Politiquement, le vote est marqué par la défaite incontestable de la droite qui passe de 52 députés à 32. Il faut aussi prendre acte, au sein de la droite, de l’écroulement du Likoud de Benjamin Netanyahu (de 40 députés à 12) qui profite aux partis les plus extrémistes qui ensemble auront 20 représentants à la Knesset. La majorité de l’électorat du Likoud (c’est le cas aussi des centristes du Shinouy qui ont disparu du Parlement) a soutenu le parti Kadima, fondé par Ariel Sharon et dirigé par le Premier Ministre par intérim Ehoud Olmert. Avec 29 élus, Le Kadima est cependant déçu, car c’est beaucoup moins que ce qu’on lui prêtait avant que Sharon ne disparaisse de la scène politique. C’est cependant suffisant pour être le pivot de la prochaine coalition gouvernementale, en alliance avec les Travaillistes qui se maintiennent (20 élus). L’électorat israélien s’est clairement réaligné vers le centre (Kadima et Retraités) au détriment des politiques de droite représentées par Netanyahu. Derrière ce choix, s’exprime une forte volonté de calme et de normalité, les deux devant être obtenus par la séparation unilatérale avec les Palestiniens.
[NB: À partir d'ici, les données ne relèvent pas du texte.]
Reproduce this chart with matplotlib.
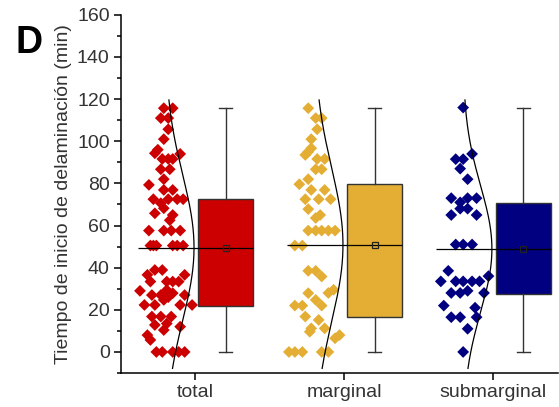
import numpy as np
import matplotlib
matplotlib.use("Agg")
import matplotlib.pyplot as plt
from matplotlib.ticker import MultipleLocator

plt.rcParams['font.family'] = ['Liberation Sans', 'DejaVu Sans']

# categorias y colores
grupos = ['total', 'marginal', 'submarginal']
colores = ['#CC0000', '#E3AE33', '#000080']

# estadisticos de las cajas
q1 = [21.8, 16.5, 27.4]
mediana = [49.5, 50.8, 48.9]
q3 = [72.6, 79.6, 70.7]
minimo = [0, 0, 0]
maximo = [116, 116, 116]
media = [49.5, 50.8, 48.9]
desv = [34.5, 36.5, 30.0]

# puntos individuales: valor (min) y desplazamiento horizontal (jitter)
total_val = [115.7, 115.7, 111, 111, 105.7, 101, 94.3, 96, 94, 91.6, 91.6, 91.6,
             86.7, 86.7, 82, 79.3, 76.9, 76.9, 72.5, 70.6, 72.5, 72.5, 72.5, 68.2,
             65.8, 65, 62.5, 57.6, 57.6, 57.6, 57.6, 50.5, 50.5, 50.5, 50.5, 50.5,
             50.5, 38.9, 38.9, 36.6, 29, 36.6, 33.4, 33.4, 33.4, 33.4, 27, 27, 29.4,
             27.9, 27, 24.7, 26, 22.3, 22.3, 22.3, 22.3, 16.8, 16.8, 16.8, 13.5, 12,
             12.8, 10.4, 8, 5.7, 0, 0, 0, 0, 0]
total_jit = [-0.21, -0.15, -0.23, -0.18, -0.18, -0.21, -0.27, -0.25, -0.10, -0.22, -0.18, -0.15,
             -0.23, -0.17, -0.21, -0.31, -0.21, -0.15, -0.28, -0.23, -0.18, -0.12, -0.08, -0.21,
             -0.27, -0.15, -0.17, -0.31, -0.21, -0.16, -0.10, -0.30, -0.28, -0.26, -0.15, -0.12,
             -0.08, -0.27, -0.22, -0.32, -0.37, -0.07, -0.30, -0.19, -0.15, -0.11, -0.29, -0.23, -0.19,
             -0.15, -0.07, -0.21, -0.18, -0.34, -0.27, -0.10, -0.02, -0.29, -0.23, -0.16, -0.19, -0.10,
             -0.27, -0.21, -0.32, -0.30, -0.26, -0.22, -0.15, -0.11, -0.07]

marg_val = [115.7, 111, 111, 105.7, 101, 93.5, 95, 96.7, 91.6, 91.6, 86.7, 86.7,
            82, 79.6, 76.9, 76.9, 72.5, 72.5, 72.5, 67.8, 63.6, 65, 57.6, 57.6,
            57.6, 57.6, 57.6, 50.5, 50.5, 38.5, 38.5, 35.8, 27.9, 24.7, 22, 28,
            29.5, 22, 22, 16.8, 15.2, 11.2, 9.6, 11.2, 6.5, 8, 0, 0, 0, 0, 0]
marg_jit = [-0.24, -0.19, -0.15, -0.18, -0.22, -0.26, -0.24, -0.22, -0.18, -0.13, -0.19, -0.15,
            -0.24, -0.30, -0.22, -0.13, -0.26, -0.17, -0.09, -0.24, -0.19, -0.16, -0.24, -0.19,
            -0.15, -0.105, -0.06, -0.33, -0.28, -0.24, -0.19, -0.15, -0.24, -0.19, -0.15, -0.105,
            -0.07, -0.33, -0.28, -0.26, -0.17, -0.22, -0.23, -0.13, -0.06, -0.03, -0.37, -0.33, -0.28,
            -0.15, -0.105]

sub_val = [116, 94, 91.5, 91.5, 87, 82, 73, 71, 73, 73, 68, 68, 65, 65, 51, 51, 51,
           38.5, 33.5, 33.5, 33.5, 33.5, 33.5, 36, 28, 28, 29, 28, 22, 21, 16.5, 16.5,
           16.5, 11, 0]
sub_jit = [-0.20, -0.14, -0.25, -0.20, -0.22, -0.17, -0.28, -0.22, -0.17, -0.11, -0.22, -0.17,
           -0.28, -0.11, -0.25, -0.20, -0.14, -0.30, -0.35, -0.25, -0.20, -0.14, -0.09, -0.03,
           -0.28, -0.22, -0.17, -0.06, -0.33, -0.12, -0.28, -0.22, -0.11, -0.17, -0.20]

valores = [total_val, marg_val, sub_val]
jitters = [total_jit, marg_jit, sub_jit]
pos = np.arange(1, len(grupos) + 1)

fig = plt.figure(figsize=(5.59, 4.07), dpi=100)
ax = fig.add_axes([0.216, 0.0835, 0.782, 0.88])

gris = '#333333'

# cajas
stats = []
for i in range(len(grupos)):
    stats.append({'q1': q1[i], 'med': mediana[i], 'q3': q3[i],
                  'whislo': minimo[i], 'whishi': maximo[i], 'fliers': []})
bp = ax.bxp(stats, positions=pos + 0.205, widths=0.37, capwidths=0.09,
            patch_artist=True, showfliers=False,
            boxprops=dict(edgecolor=gris, linewidth=1.0),
            whiskerprops=dict(color=gris, linewidth=1.0),
            capprops=dict(color=gris, linewidth=1.0),
            medianprops=dict(linewidth=0))
for caja, c in zip(bp['boxes'], colores):
    caja.set_facecolor(c)

for i in range(len(grupos)):
    # puntos
    ax.scatter(pos[i] + np.array(jitters[i]), valores[i], marker='D', s=36,
               color=colores[i], edgecolor='none', zorder=3)
    # linea de la mediana
    ax.hlines(mediana[i], pos[i] - 0.38, pos[i] + 0.39, color='black', linewidth=0.9, zorder=4)
    # marcador de la media
    ax.plot(pos[i] + 0.205, media[i], marker='s', markersize=4, markerfacecolor='none',
            markeredgecolor='#222222', markeredgewidth=0.9, zorder=5)
    # curva normal
    yy = np.linspace(-7.8, 119.6, 200)
    xx = pos[i] - 0.2 + 0.193 * np.exp(-0.5 * ((yy - media[i]) / desv[i]) ** 2)
    ax.plot(xx, yy, color='black', linewidth=0.9, zorder=4)

ax.set_xlim(0.501, 3.436)
ax.set_ylim(-10, 160)
ax.set_xticks(pos)
ax.set_xticklabels(grupos)
ax.yaxis.set_major_locator(MultipleLocator(20))
ax.yaxis.set_minor_locator(MultipleLocator(10))
ax.tick_params(axis='both', which='major', labelsize=14, labelcolor=gris, length=5,
               width=1.1, pad=3, color='black')
ax.tick_params(axis='y', which='minor', length=3, width=1.1)
ax.spines['top'].set_visible(False)
ax.spines['right'].set_visible(False)
for s in ['left', 'bottom']:
    ax.spines[s].set_linewidth(1.1)

ax.set_ylabel('Tiempo de inicio de delaminación (min)', fontsize=14, color=gris)
ax.yaxis.set_label_coords(-0.112, 0.5)

fig.text(0.027, 0.870, 'D', fontsize=27, fontweight='bold', color='black')

fig.savefig('out.png', dpi=100)
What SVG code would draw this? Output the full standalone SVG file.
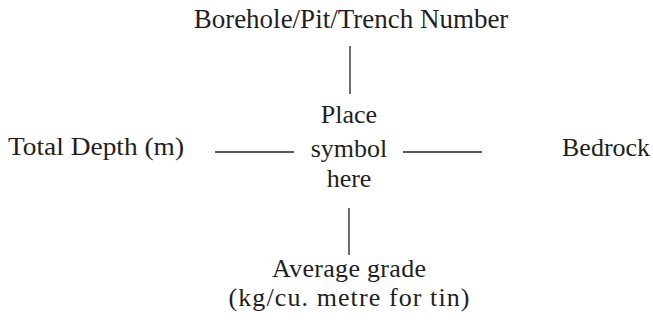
<svg xmlns="http://www.w3.org/2000/svg" width="653" height="322" viewBox="0 0 653 322">
<style>
text{font-family:"Liberation Serif","Times New Roman",serif;font-size:26px;fill:#231f20}
.c{text-anchor:middle}
.ln{stroke:#231f20;stroke-width:1.3;fill:none}
</style>
<rect width="653" height="322" fill="#fff"/>
<g id="top"><text class="c" x="351" y="28" style="font-size:27px">Borehole/Pit/Trench Number</text></g>
<g id="center"><text class="c" x="349" y="123">Place</text><text class="c" x="349" y="157">symbol</text><text class="c" x="349" y="187">here</text></g>
<g id="left"><text x="8" y="155" textLength="176" lengthAdjust="spacingAndGlyphs">Total Depth (m)</text></g>
<g id="right"><text x="562" y="156">Bedrock</text></g>
<g id="bottom"><text class="c" x="349" y="277" textLength="154">Average grade</text><text class="c" x="349" y="306" textLength="241">(kg/cu. metre for tin)</text></g>
<g id="connectors">
<line class="ln" x1="350" y1="46" x2="350" y2="94"/>
<line class="ln" x1="349" y1="208" x2="349" y2="255"/>
<line class="ln" x1="215" y1="152" x2="294" y2="152"/>
<line class="ln" x1="403" y1="152" x2="482" y2="152"/>
</g>
</svg>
La campagne des Travaillistes

La déroute du Likoud, le renforcement du parti religieux et populaire Shass (12 élus) et le succès relatif du Parti Travailliste qui, un an plus tôt, semblait être condamné à disparaître de la scène politique, expriment aussi le rejet des politiques néolibérales. Celles-ci sous une forme extrême avaient été mises en œuvre par Netanyahu, mais aussi par son successeur aux finances, Ehoud Olmert. La société israélienne exige ainsi plus de justice sociale dans une société où en moins de dix ans, le nombre des pauvres a triplé et représente près de 30% de la population. Le choix du nouveau dirigeant travailliste, le jeune et combatif syndicaliste Amir Peretz, a été de centrer toute la campagne électorale sur le désastre social. Ce choix a été doublement payant : il a non seulement évité, malgré – ou peut-être à cause de – la défection de Shimon Pères et d’autres transfuges de la vieille garde travailliste, la déroute que tout le monde lui prédisait. Mais, ce qui est encore plus important, il a obligé tous les partis, sauf le Likoud, à se positionner contre les « excès » de la politique de Netanyahu.

Confrontations à venir

L’objectif de la nouvelle coalition gouvernementale, qui se formera autour de l’axe Kadima-Travaillistes-Shass, sera double. En premier lieu, poursuivre la politique de séparation en continuant à opérer des redéploiements unilatéraux en Cisjordanie. En deuxième lieu, mettre en œuvre une politique économique moins dévastatrice du point de vue social que celles de deux gouvernements précédents. Aussi paradoxal que cela puisse paraître, c’est sur le dossier économique et non sur d’éventuelles évacuations de colonies isolées que le gouvernement risque de connaître sa première crise importante. En effet, Kadima est le parti de la grande bourgeoisie, des commis de la Banque Mondiale et des théoriciens de l’ultra-libéralisme. On les voit mal accepter de mettre en œuvre les réformes – aussi modérées soient elles – exigées par leurs alliés du Parti Travailliste et du Shass. La lutte de classe va s’imposer dans le prochain gouvernement Olmert.